2. In a stock pot combine using this ratio: 1 cup water, 1 cup white vinegar, 1/2 cup sugar, 1/2 Tbsp pickling salt, 1/4 tsp turmeric. (multiplying for larger batches of pickles, but using the same ratio)
3. Bring liquid solution to a boil and pour over cucumbers, filling to 1/2 in from top of jar
4. Continue with canning process.
Canned Tomatoes
1. Blanch tomatoes then cut out the core and peel them
2. dice them up and put them in a large stock pot
3. Bring to a boil and proceed with the canning process
**For extra flavor add some salt to each jar**
For yummy recipes using these canned tomatoes see Here
Pickled Okra
3-4 lbs okra
1. Rinse okra and trim stems
2. In a large stock pot bring 4 cups water, 4 cups white vinegar, 1/4 Tbsp + 1tsp pickling salt, 1 tsp garlic powder to a boil
3. In each sterilized jar (about 12 pints) add 3 sprigs of dill, 1/2 tsp mustard seeds, 1/4 tsp whole peppercorns
4. Pack as many okra has will fit in each jar, pour hot vinegar mixture into each jar (to within 1/2 in from top) and continue with the canning process.
Canning fresh fruit
1. Blanch, Peel and slice fruit
2. Place in sterilized jars
3. Bring syrup to a boil
Light syrup : 1/4 cup sugar to 1 cup water
Medium syrup: 1/2 cup sugar to 1 cup water
Heavy syrup: 3/4 cup sugar to 1 cup water
4. Pour syrup over fruit till it’s 1/2 in from top of jar
1. Prepare and dice 3 lbs of very ripe peaches
2. In a stock pot bring peaches, 1/4 cup lemon juice and 1 pkg of pectin to a full rolling boil, stir
3. Add 5 1/2 cups sugar, 1/2 tsp ground ginger and 1/2 tsp butter (Butter helps reduce foaming)

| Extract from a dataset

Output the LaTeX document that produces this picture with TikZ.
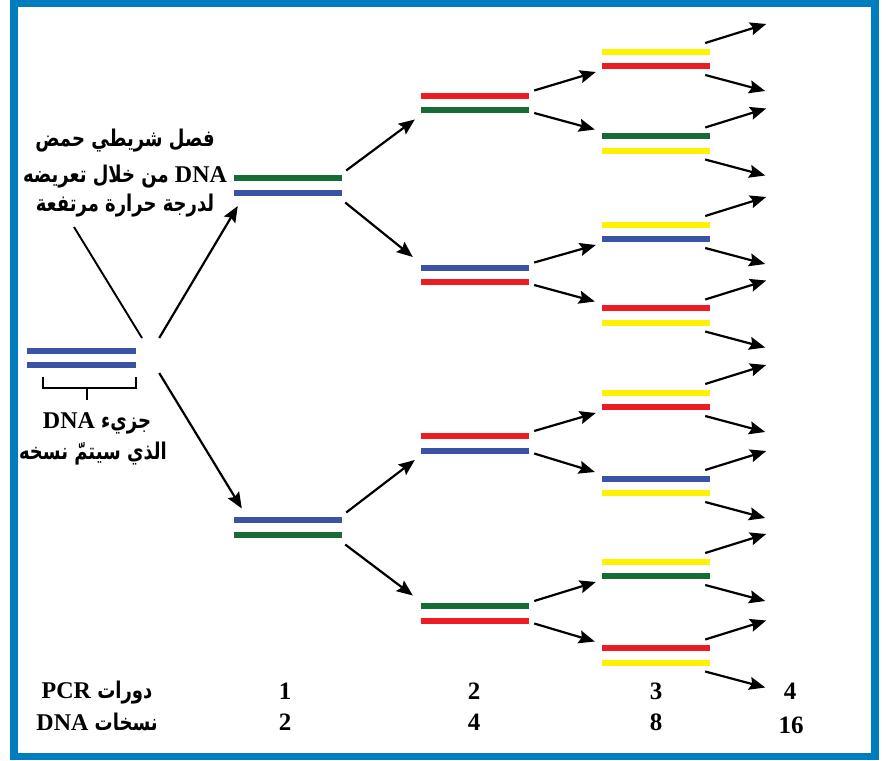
\documentclass[tikz,border=0pt]{standalone}
\usepackage{fontspec}
\usepackage{graphicx}
\setmainfont{Liberation Serif}
\newfontfamily\arabicfont[Script=Arabic]{DejaVu Sans}
\newfontfamily\latinfont{Liberation Serif}
\TeXXeTstate=1
\usetikzlibrary{arrows.meta}
\definecolor{framec}{RGB}{0,125,190}
\definecolor{dgreen}{RGB}{23,107,52}
\definecolor{dblue}{RGB}{58,83,164}
\definecolor{dred}{RGB}{237,28,36}
\definecolor{dyellow}{RGB}{255,242,0}
\newcommand\dnapair[6][108]{%
  \node[pairbox,minimum width=#1pt] (#2) at (#3,#4) {};
  \draw[bar,draw=#5] ([yshift=-3pt]#2.north west) -- ([yshift=-3pt]#2.north east);
  \draw[bar,draw=#6] ([yshift=3pt]#2.south west) -- ([yshift=3pt]#2.south east);
}
\newcommand\latw[1]{{\latinfont\fontsize{24}{26}\selectfont #1}}
% Arabic run, set right to left, stretched vertically to the reference's height
\newcommand\arw[1]{\scalebox{1}[1.28]{\beginR #1\endR}}
\begin{document}
\begin{tikzpicture}[x=1pt,y=-1pt,
  bar/.style={line width=6pt},
  pairbox/.style={inner sep=0pt,minimum height=20pt,draw=none},
  arr/.style={line width=2.2pt,-{Stealth[length=16pt,width=13pt,inset=2.5pt]}},
  pointer/.style={line width=1.9pt},
  brk/.style={line width=1.9pt},
  arabtxt/.style={font=\arabicfont\bfseries\fontsize{18}{22}\selectfont,anchor=base,inner sep=0pt},
  num/.style={font=\latinfont\bfseries\fontsize{25}{27}\selectfont,anchor=base,inner sep=0pt}]
\useasboundingbox (0,0) rectangle (890,760);
\draw[framec,line width=7.5pt] (13.75,3.75) rectangle (875,756.25);

% DNA pairs
\dnapair[109]{g0}{81.5}{358}{dblue}{dblue}
\dnapair{g1a}{288}{185.5}{dgreen}{dblue}
\dnapair{g1b}{288}{527.5}{dblue}{dgreen}
\dnapair{g2a}{475}{103}{dred}{dgreen}
\dnapair{g2b}{475}{275}{dblue}{dred}
\dnapair{g2c}{475}{443.5}{dred}{dblue}
\dnapair{g2d}{475}{613.5}{dgreen}{dred}
\dnapair{g3a}{656}{59}{dyellow}{dred}
\dnapair{g3b}{656}{143.5}{dgreen}{dyellow}
\dnapair{g3c}{656}{232}{dyellow}{dblue}
\dnapair{g3d}{656}{315.5}{dred}{dyellow}
\dnapair{g3e}{656}{400}{dyellow}{dred}
\dnapair{g3f}{656}{486}{dblue}{dyellow}
\dnapair{g3g}{656}{569}{dyellow}{dgreen}
\dnapair{g3h}{656}{655.5}{dred}{dyellow}

% bracket under the original molecule
\coordinate (bl) at ([shift={(16,9)}]g0.south west);
\coordinate (br) at ([shift={(0,9)}]g0.south east);
\coordinate (bt) at ([shift={(5.5,20)}]g0.south);
\coordinate (bm) at ([shift={(5.5,32)}]g0.south);
\draw[brk] (bl) -- ++(0,11) -| (br);
\draw[brk] (bt) -- (bm);

% generation 0 -> 1
\draw[arr] ([shift={(23,-20)}]g0.east) -- ([shift={(4,20.5)}]g1a.west);
\draw[arr] ([shift={(23,15)}]g0.east) -- ([shift={(8,-19)}]g1b.west);

% generation 1 -> 2
\foreach \s/\u/\d in {a/a/b, b/c/d}{
  \draw[arr] ([shift={(4,-15)}]g1\s.east) -- ([shift={(-6,16.5)}]g2\u.west);
  \draw[arr] ([shift={(3,17)}]g1\s.east) -- ([shift={(-8,-18)}]g2\d.west);
}

% generation 2 -> 3
\foreach \s/\u/\d in {a/a/b, b/c/d, c/e/f, d/g/h}{
  \draw[arr] ([shift={(5,-12.5)}]g2\s.east) -- ([shift={(-6,13)}]g3\u.west);
  \draw[arr] ([shift={(5,10)}]g2\s.east) -- ([shift={(-7,-14)}]g3\d.west);
}

% generation 3 -> 4
\foreach \p in {a,b,c,d,e,f,g,h}{
  \coordinate (o\p1) at ([shift={(56,-35)}]g3\p.east);
  \coordinate (o\p2) at ([shift={(55,32)}]g3\p.east);
  \draw[arr] ([shift={(-5,-16)}]g3\p.east) -- (o\p1);
  \draw[arr] ([shift={(-5,16)}]g3\p.east) -- (o\p2);
}

% heat label (mixed lines written in visual order, left to right)
\node[arabtxt] (h1) at (125,146) {\arw{فصل شريطي حمض}};
\node[arabtxt] (h2) at (125,182) {\arw{من خلال تعريضه} \latw{DNA}};
\node[arabtxt] (h3) at (125,211) {\arw{لدرجة حرارة مرتفعة}};
\coordinate (ptA) at (74,227);
\coordinate (ptB) at (142,338);
\draw[pointer] (ptA) -- (ptB);

% template label
\node[arabtxt] (t1) at (97,428) {\latw{DNA} \arw{جزيء}};
\node[arabtxt] (t2) at (93,459) {\arw{الذي سيتمّ نسخه}};

% bottom table
\node[arabtxt] (r1) at (97,698) {\latw{PCR} \arw{دورات}};
\node[arabtxt] (r2) at (97,730) {\latw{DNA} \arw{نسخات}};
\node[num] (c1) at (285,699) {1};
\node[num] (c2) at (474,699) {2};
\node[num] (c3) at (656,699) {3};
\node[num] (c4) at (790,699) {4};
\node[num] (n1) at (285,730) {2};
\node[num] (n2) at (474,730) {4};
\node[num] (n3) at (656,730) {8};
\node[num] (n4) at (791,733) {16};
\end{tikzpicture}
\end{document}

4. Stirring to prevent burning bring back to a full rolling boil and boil for 1 min. 5. Remove from heat and skim off any foam with a metal spoon.
6. Pour into sterilized jars and proceed with the canning process. Click here to learn how to can.
1. Preheat oven to 375 degrees
2. Combine 3 cups of rinsed blueberries with 1/4 cup brown sugar and 1/4 cup lemon juice, then spread out in an oblong baking dish.
3. For the dough: cream together 1 stick of softened butter and 1/2 cup sugar.
4. Beat in 1 egg and 1 tsp vanilla extract.
5. Sift in 2/3 cup flour, 1/4 tsp baking powder and a pinch (1/8 tsp) of salt and mix to combine 6. Spoon the dough over the berries and bake for 35-45 min
Serve warm with ice cream!
Blueberry Syrup
1. Combine 2 cups of fresh or frozen blueberries and 1/2 cup of sugar in a sauce pan
2. Turn heat to medium, bring to a boil and let simmer, stir occasionally.
3. The berries will break down and the liquid will start to evaporate. The sauce will reduce to a thickened syrup.
Blueberry Muffins
(Well turns out I couldn't get the box mix so I had to make from scratch)
Ingredients
1 1/4 cup flour
3/4 cup sugar
1/2 tsp salt
2 tsp baking powder
1/2 cup vegetable oil
1/2 cup milk
1 egg
1 cup fresh or frozen blueberries
1 tsp vanilla
Streusel topping
1/4 cup butter
1/2 cup sugar
1/3 cup flour
(A little lemon zest would be nice too ;0)
Directions:
Preheat oven to 400 degree
1. Mix oil and egg until well combine
2. Add milk and mix
3. Add sugar, vanilla, salt and baking powder and mix
4. Add flour and mix
5. Fold in blueberries and fill muffin cups with 1/4 cup batter
6. Make streusel by mixing all ingredients in a bowl until butter is incorporated.
7. Evenly spoon streusel over muffins and bake for 20 min.